_Supplied data:_
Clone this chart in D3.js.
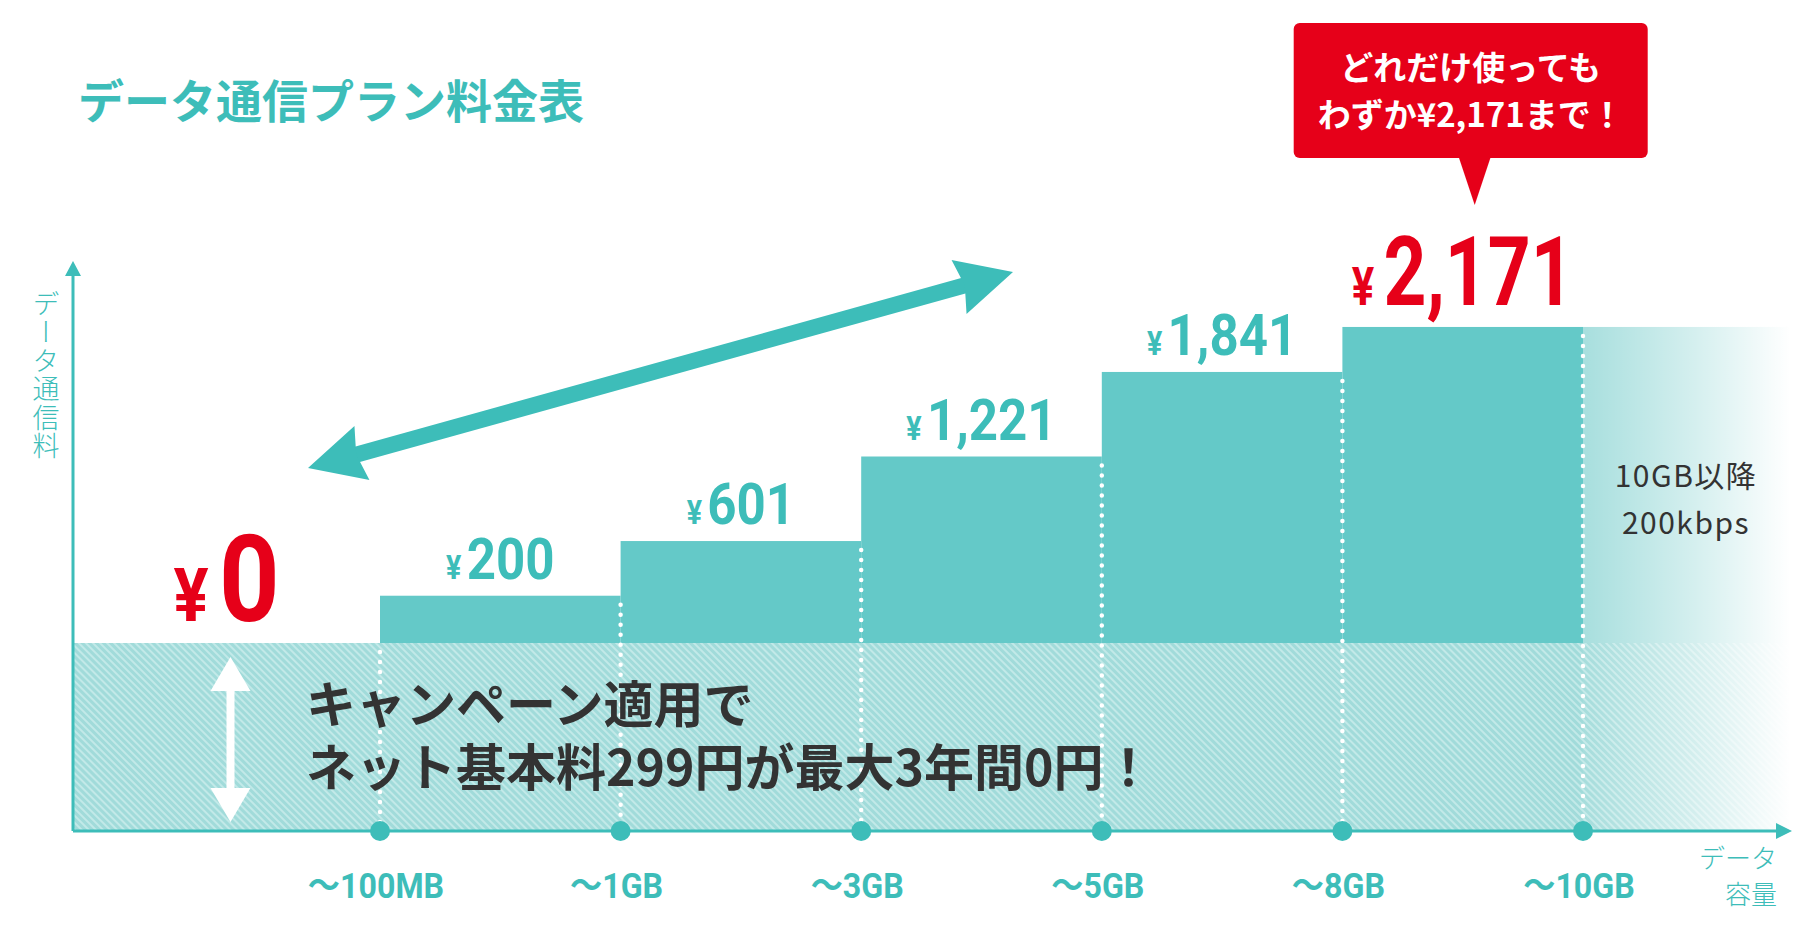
* * *
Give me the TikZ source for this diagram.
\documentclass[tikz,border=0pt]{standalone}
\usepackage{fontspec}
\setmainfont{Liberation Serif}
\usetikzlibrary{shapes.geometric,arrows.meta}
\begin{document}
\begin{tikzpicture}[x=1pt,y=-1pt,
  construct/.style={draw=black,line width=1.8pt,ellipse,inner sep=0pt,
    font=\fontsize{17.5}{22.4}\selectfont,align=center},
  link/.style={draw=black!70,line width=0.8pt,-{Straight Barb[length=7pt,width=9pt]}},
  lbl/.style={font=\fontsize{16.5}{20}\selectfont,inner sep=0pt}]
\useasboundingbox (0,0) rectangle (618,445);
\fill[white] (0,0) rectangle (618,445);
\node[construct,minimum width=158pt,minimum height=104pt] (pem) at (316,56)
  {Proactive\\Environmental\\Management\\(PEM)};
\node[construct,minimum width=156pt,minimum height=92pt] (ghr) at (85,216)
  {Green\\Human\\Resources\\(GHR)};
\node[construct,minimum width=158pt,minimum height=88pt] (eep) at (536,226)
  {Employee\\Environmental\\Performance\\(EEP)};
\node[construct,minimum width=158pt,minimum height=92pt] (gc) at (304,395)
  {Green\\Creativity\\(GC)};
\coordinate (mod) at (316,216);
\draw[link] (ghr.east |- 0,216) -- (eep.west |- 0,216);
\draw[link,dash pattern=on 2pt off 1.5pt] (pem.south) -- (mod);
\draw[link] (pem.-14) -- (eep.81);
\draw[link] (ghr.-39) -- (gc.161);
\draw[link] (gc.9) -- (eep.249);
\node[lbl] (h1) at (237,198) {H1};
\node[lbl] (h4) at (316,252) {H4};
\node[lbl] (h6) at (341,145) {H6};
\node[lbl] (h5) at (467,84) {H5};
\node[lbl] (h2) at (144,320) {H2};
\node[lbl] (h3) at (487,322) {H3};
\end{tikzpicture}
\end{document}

_Goal of the exercise:_ Which lines hold the word "this"? Return all of them from the records above.

_Task result:_
Clone this chart in D3.js.
Give me the TikZ source for this diagram.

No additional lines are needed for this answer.